Il était revenu d’Allemagne au moment où la nation éclairée désespérait enfin du roi et de la cour, et devenait impatiente du mal social ; où se montait la machine de guerre de l’Encyclopédie, autour de laquelle la libre pensée s’organisa en parti ; où, à côté des anciennes factions religieuses, jansénistes et défenseurs de la constitution Unigenitus, se groupaient des hommes qui travaillaient à répandre les lumières et augmenter le bien-être général, philosophes, économistes, patriotes ; où toutes les voix individuelles de raison et de liberté étaient assurées d’éveiller de larges échos dans tous les états et toutes les provinces ; où les hommes qui avaient le talent d’exprimer se sentaient de plus en plus soulevés, poussés par la foule qui les écoutait.
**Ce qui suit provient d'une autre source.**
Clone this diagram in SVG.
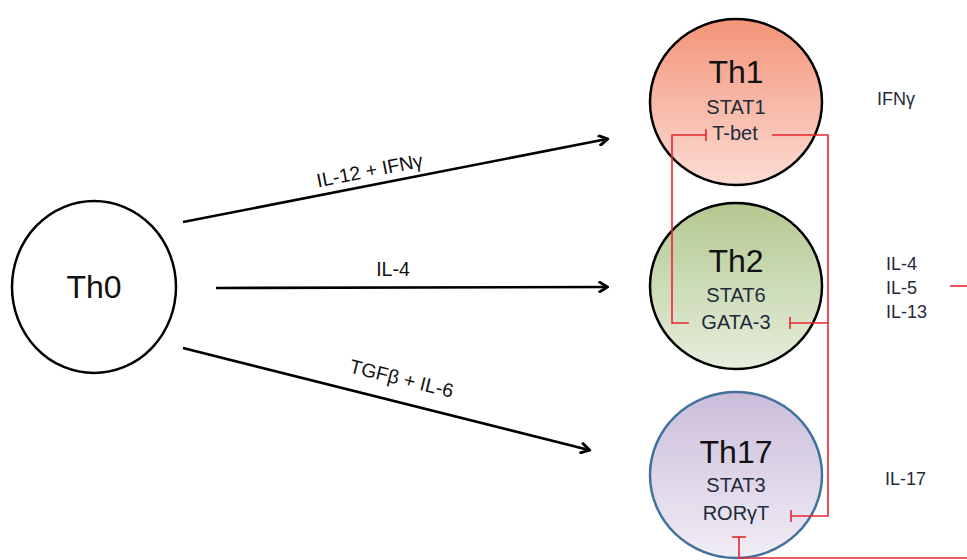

Les forces de conservation sont grandes : plus que la cour, irrégulière et inconséquente, la Sorbonne et le Parlement de Paris opposent à la « raison » une résistance dont la condamnation de la thèse de l’abbé de Prades (1752), celles de l’Esprit (1758) et de l’Émile (1762), la suppression et la suspension de l’Encyclopédie (1752 et 1758), la censure de Bélisaire (1767) sont les épisodes principaux.